I don’t know how to say it any plainer

Last Thursday, MiL and I went to her physical therapy appointment.  Driving there, we passed by the doctor’s office of the doctor who performed MiL’s niece’s lap band surgery. 

“I know you don’t want to diet, but what about doing something like a lap band?  It’s really helped Jessica* out.  She’s lost a lot of weight you know.”

I told MiL that I would never consider such a dangerous and invasive surgery as that.  And had to listen to all the reasons why it’s NOT dangerous and NOT invasive.  Besides all the other problems, just the fact that they are cutting holes in your body makes it dangerous and invasive.

Then I said I would not be put on a starvation diet.  MiL said it wasn’t a starvation diet, they just put this tube around your stomach, and inflate it so you can’t eat much.

She was serious.  She didn’t see that as a starvation diet.  She really didn’t understand when I told her it was a medically accepted means to starve oneself. 

We started talking about calories, and she told me that if I’d just eat 1000 calories a day I’d lose weight.  At this point, I’d had it.  I asked her why she wanted me to starve myself.  She said it wasn’t starving myself, and I told her about the Minnesota Experiment, and how the men were put on a “semi-starvation diet” of 1800 calories a day.  And then asked her if that was considered semi-starvation, and it only being about 600 calories less than what an active man should eat, then what she thought 1000 calories and half of my ‘recommended’ daily intake of calories would be considered.

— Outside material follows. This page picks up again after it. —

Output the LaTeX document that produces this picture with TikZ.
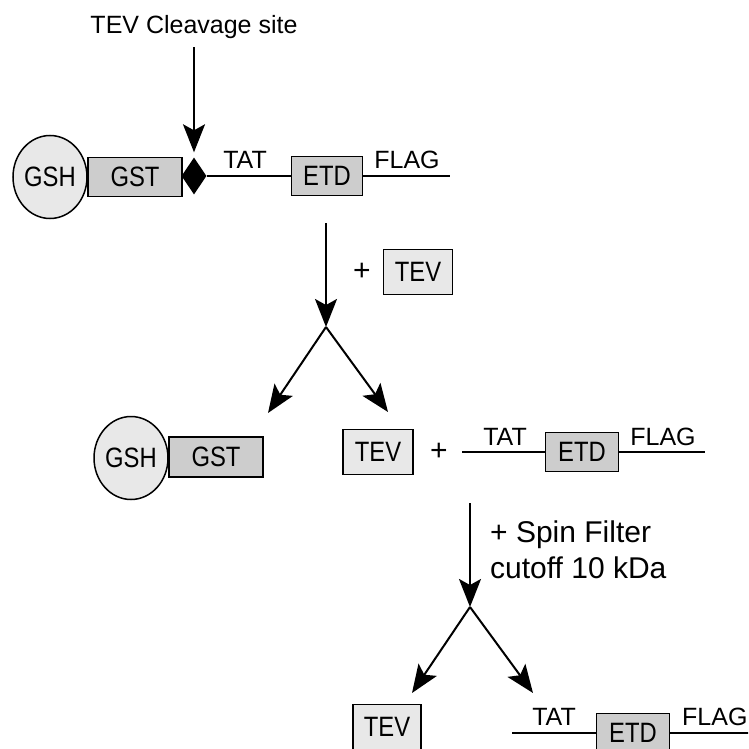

She gave up on that tactic, and finally tried the “it’s not how much you eat, but what you eat anyways, when you eat so much butter and cream and…”  I cut her off mid-sentence. 

What I eat, and how much I eat is nobody’s business but mine.  I thought that, by engaging in dialogue, it’d help her to maybe open her mind to other ideas, but it turns out all she wants to do is continue to harass me about my weight.  I told her that she has no right putting her nose into what I eat, how much or little I eat, and that we would never talk about weight, nor my weight specifically, again.

Sometimes, in the face of so much criticism, it’s hard to keep things in focus.

I spent most of my life trying to fit in, conform, be skinny.  I spent my childhood in constant hunger because my mother believed one could never be too thin.  I spent most of my adulthood yoyo-ing up to the size I am now.  I have engaged in disordered behaviors towards food because of the criticism of people like my MiL. 

She has the right to her beliefs.  She has the right to think I’m unhealthy (because, yes, my health did get brought up in that conversation) despite the fact that all my lipids and tryglicerides and blood pressure and everything is normal, JUST because I’m fat.  I can’t change her mind about any of it.

But I’ll be damned if I’m going to let her make me feel defensive and have to justify actually living, and enjoying myself while doing it, either.

 

*Names changed to protect the innocent.